> **Given problem**
Quote the listing in full, exactly as given, minus any pictures.

> **Source excerpt**
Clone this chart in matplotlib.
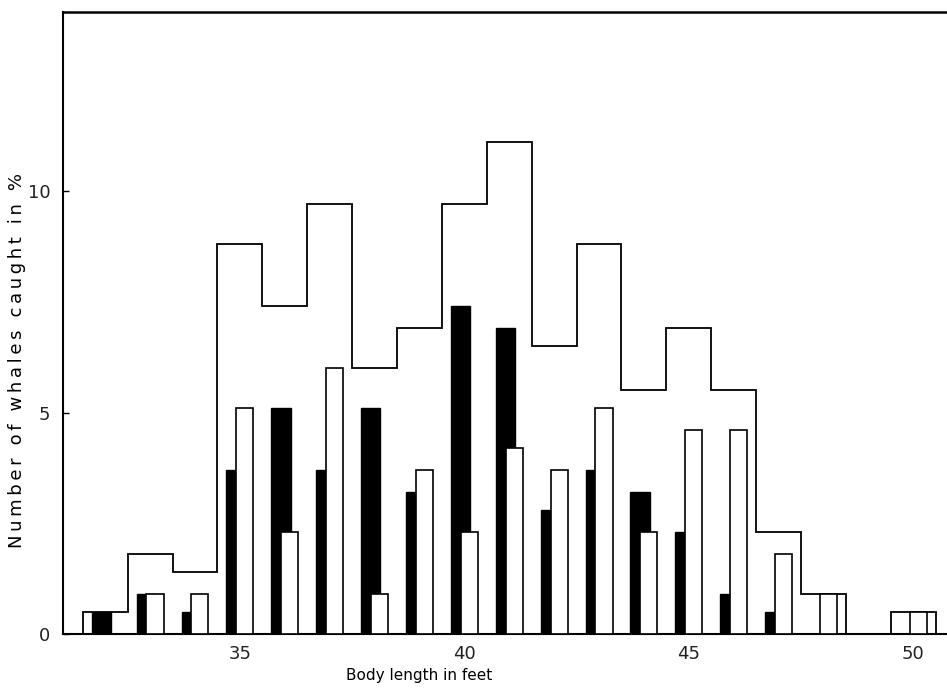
import numpy as np
import matplotlib
matplotlib.use("Agg")
import matplotlib.pyplot as plt

# body length classes (feet)
lengths = np.arange(32, 51)
# percentage of whales per class
black = [0.5, 0.9, 0.5, 3.7, 5.1, 3.7, 5.1, 3.2, 7.4, 6.9,
         2.8, 3.7, 3.2, 2.3, 0.9, 0.5, 0.0, 0.0, 0.0]
white = [0.0, 0.9, 0.9, 5.1, 2.3, 6.0, 0.9, 3.7, 2.3, 4.2,
         3.7, 5.1, 2.3, 4.6, 4.6, 1.8, 0.9, 0.0, 0.5]
total = [0.5, 1.8, 1.4, 8.8, 7.4, 9.7, 6.0, 6.9, 9.7, 11.1,
         6.5, 8.8, 5.5, 6.9, 5.5, 2.3, 0.9, 0.0, 0.5]
xticks = [35, 40, 45, 50]
yticks = [0, 5, 10]


def spaced(s):
    return "\u2009".join(s)


fig = plt.figure(figsize=(9.47, 6.94), dpi=100)
ax = fig.add_axes([0.0665, 0.0865, 0.9335, 0.896])

edges = np.arange(lengths[0] - 0.5, lengths[-1] + 1.0, 1.0)
ax.stairs(total, edges, baseline=0, color="black", linewidth=1.3, zorder=2)

ax.bar(lengths - 0.085, black, width=0.43, color="black",
       edgecolor="black", linewidth=1.0, zorder=3)
ax.bar(lengths + 0.11, white, width=0.38, facecolor="white",
       edgecolor="black", linewidth=1.2, zorder=4)

ax.set_xlim(31.06, 50.75)
ax.set_ylim(0, 14.04)
ax.set_xticks(xticks)
ax.set_yticks(yticks)
ax.tick_params(axis="y", direction="in", length=4, width=1.0, pad=9, labelsize=13)
ax.tick_params(axis="x", length=0, pad=8, labelsize=13)
for lab in ax.get_xticklabels() + ax.get_yticklabels():
    lab.set_family(["Liberation Sans Narrow", "DejaVu Sans"])
    lab.set_color("#222222")

ax.spines["right"].set_visible(False)
ax.spines["top"].set_linewidth(1.8)
ax.spines["left"].set_linewidth(1.5)
ax.spines["bottom"].set_linewidth(1.5)

ax.set_xlabel("Body length in feet", fontsize=11)
ax.xaxis.set_label_coords(0.403, -0.055)
ax.set_ylabel(spaced("Number of whales caught in %"), fontsize=13)
ax.yaxis.set_label_coords(-0.042, 0.439)

fig.savefig("out.png", dpi=100)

> **Task result**
Clone this chart in matplotlib.
import numpy as np
import matplotlib
matplotlib.use("Agg")
import matplotlib.pyplot as plt

# body length classes (feet)
lengths = np.arange(32, 51)
# percentage of whales per class
black = [0.5, 0.9, 0.5, 3.7, 5.1, 3.7, 5.1, 3.2, 7.4, 6.9,
         2.8, 3.7, 3.2, 2.3, 0.9, 0.5, 0.0, 0.0, 0.0]
white = [0.0, 0.9, 0.9, 5.1, 2.3, 6.0, 0.9, 3.7, 2.3, 4.2,
         3.7, 5.1, 2.3, 4.6, 4.6, 1.8, 0.9, 0.0, 0.5]
total = [0.5, 1.8, 1.4, 8.8, 7.4, 9.7, 6.0, 6.9, 9.7, 11.1,
         6.5, 8.8, 5.5, 6.9, 5.5, 2.3, 0.9, 0.0, 0.5]
xticks = [35, 40, 45, 50]
yticks = [0, 5, 10]


def spaced(s):
    return "\u2009".join(s)


fig = plt.figure(figsize=(9.47, 6.94), dpi=100)
ax = fig.add_axes([0.0665, 0.0865, 0.9335, 0.896])

edges = np.arange(lengths[0] - 0.5, lengths[-1] + 1.0, 1.0)
ax.stairs(total, edges, baseline=0, color="black", linewidth=1.3, zorder=2)

ax.bar(lengths - 0.085, black, width=0.43, color="black",
       edgecolor="black", linewidth=1.0, zorder=3)
ax.bar(lengths + 0.11, white, width=0.38, facecolor="white",
       edgecolor="black", linewidth=1.2, zorder=4)

ax.set_xlim(31.06, 50.75)
ax.set_ylim(0, 14.04)
ax.set_xticks(xticks)
ax.set_yticks(yticks)
ax.tick_params(axis="y", direction="in", length=4, width=1.0, pad=9, labelsize=13)
ax.tick_params(axis="x", length=0, pad=8, labelsize=13)
for lab in ax.get_xticklabels() + ax.get_yticklabels():
    lab.set_family(["Liberation Sans Narrow", "DejaVu Sans"])
    lab.set_color("#222222")

ax.spines["right"].set_visible(False)
ax.spines["top"].set_linewidth(1.8)
ax.spines["left"].set_linewidth(1.5)
ax.spines["bottom"].set_linewidth(1.5)

ax.set_xlabel("Body length in feet", fontsize=11)
ax.xaxis.set_label_coords(0.403, -0.055)
ax.set_ylabel(spaced("Number of whales caught in %"), fontsize=13)
ax.yaxis.set_label_coords(-0.042, 0.439)

fig.savefig("out.png", dpi=100)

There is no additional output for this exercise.